勝ちに徹したジーコJAPAN―W杯1次予選を終えて 大住良之さん

うーん、勝ちに徹したのか、結果的に勝っただけなのか良く分かりません。勝ちに徹したのなら先制した後はもっと危なげなく守りきって欲しいし、ロスタイムでの勝ち越し等は勝ちに徹した結果とは思えません。もちろん選手たちの『勝ちたい』という強い気持ちは感じますが、それを監督がジーコだからということに結びつけるのは疑問です。

●「良いサッカー」への強迫観念

 6月には「良いサッカー」と結果が結びついていた。しかし7月以降は「良いサッカー」などほとんどできていない。しかし「これ以上ない結果」は出ている。

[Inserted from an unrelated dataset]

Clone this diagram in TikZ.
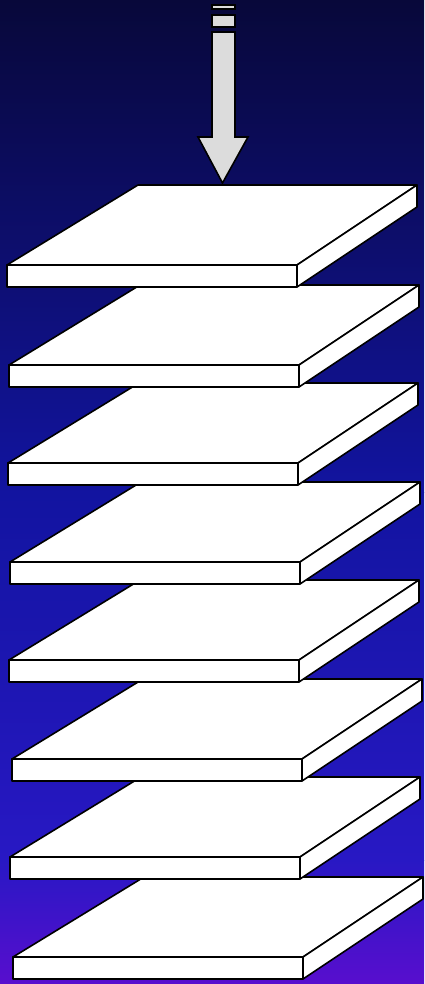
\documentclass[tikz,border=0pt]{standalone}
\usepackage{tikz}
\usetikzlibrary{calc}
\definecolor{skytop}{RGB}{8,8,58}
\definecolor{skymid}{RGB}{18,20,160}
\definecolor{skylow}{RGB}{40,24,196}
\definecolor{skybot}{RGB}{88,14,206}
\definecolor{arrowgrey}{RGB}{220,220,220}
% one slab: front-left top corner at (#1,#2)
\newcommand{\plate}[2]{%
  \draw[plate] (#1,#2) -- ++(290,0) -- ++(120,-80) -- ++(-279,0) -- cycle;
  \draw[plate] (#1,#2) rectangle ++(290,22);
  \draw[plate] ($(#1,#2)+(290,0)$) -- ++(120,-80) -- ++(0,22) -- ++(-120,80) -- cycle;
}

\begin{document}
\begin{tikzpicture}[x=1pt,y=-1pt,
    plate/.style={fill=white,draw=black,line width=1.6pt,line join=round},
    arrowpart/.style={fill=arrowgrey,draw=black,line width=1.6pt}]
  \useasboundingbox (0,0) rectangle (424,984);
  \shade[top color=skytop,bottom color=skymid] (0,0) rectangle (424,492.5);
  \shade[top color=skymid,bottom color=skylow] (0,492) rectangle (424,860.5);
  \shade[top color=skylow,bottom color=skybot] (0,860) rectangle (424,984);
  % slabs, lowest first
  \plate{13}{957}
  \plate{10}{857}
  \plate{12}{759}
  \plate{9}{660}
  \plate{10}{562}
  \plate{8}{463}
  \plate{9}{365}
  \plate{7}{265}
  % arrow
  \draw[arrowpart] (212,5) rectangle (235,9);
  \draw[arrowpart] (212,15) rectangle (235,27);
  \draw[arrowpart] (212,32) -- (235,32) -- (235,137) -- (248,137) -- (222.5,183)
    -- (198,137) -- (212,137) -- cycle;
\end{tikzpicture}
\end{document}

 私たちは「良いサッカー」をしなければ勝てないと思い込み、強迫観念にも似たその思いから、「良いサッカー」ができているかどうかを絶対的な評価基準とする傾向がある。しかし、ジーコはまったく違った考えを持っている。

この部分は哲学的な部分というか、どうも話をすり替えているような気がします。確かに『良いサッカー』がサッカーの全てではない。『強いサッカー』や『勝つサッカー』を求める国や、チーム、クラブ、監督がいてもいい。
ですが、私は自国の代表には『美しいサッカー』をして欲しいし、『美しいサッカー』を実現しながら勝って欲しい。それが私の思う『良いサッカー』です。そこに向かいまだ努力する余地が残されているのに、その努力をまったく放棄しているところに不満があるのです。

ジーコの考えを理解した日本代表

 ジーコにとっては「勝つこと」がすべてなのだ。「良いサッカー」ができれば勝つ可能性は高まるかもしれない。だが、そればかりにとらわれて、肝心の勝つことに集中する意志の力を失い、あるいはそこから目を背けているのが日本のサッカーだ――ジーコはそう言いたいのではないか。

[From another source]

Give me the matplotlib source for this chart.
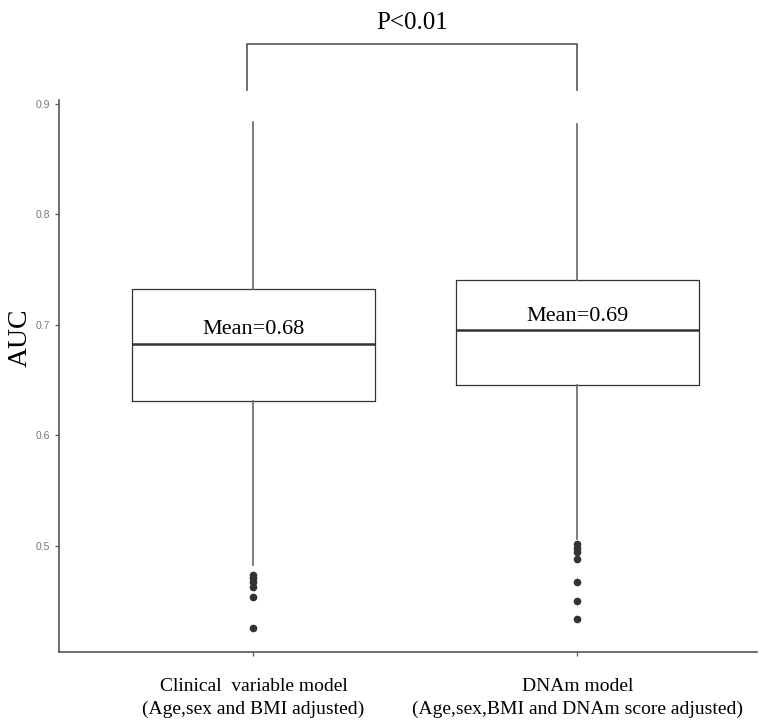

 今の日本代表はジーコのその考えを理解し、試合で表現している。コンビネーションが不十分なため試合内容はひどくまずくても、11月17日のシンガポール戦を戦った日本代表にもその理解がしっかりあることは明白だった。

ジーコにとっては勝つことが全てという部分は同意です。でも、裏を返せばそれ以外には何も残らないサッカーとも言えませんか。今年になって、もっと強く言えば2002年以降の新発見が加地選手と玉田選手だけだったら寒すぎます。それに良いサッカーをしながら勝つことを求める道、良いサッカーをしながら勝つ確率をもっと高める道を模索しないまま何故このように言えるのかが疑問です。

また11月17日のシンガポール戦の中に、勝つことに集中するその考えの理解がしっかりあることがどこで明白だったのでしょうか。結果的に1−0で勝利しましたが、あの試合の中のどこかにジーコ監督の影響力や哲学が表現された場面が明白なほどあったのでしょうか。私にはどうも1−0という結果から後付した”こじつけ”にしか思えません。


ただ、このままでは来年の最終予選を勝ち抜けないという部分では大住さんも同じ結論のようなので、日本代表の更なる進化を待つばかりなのは100%同意です。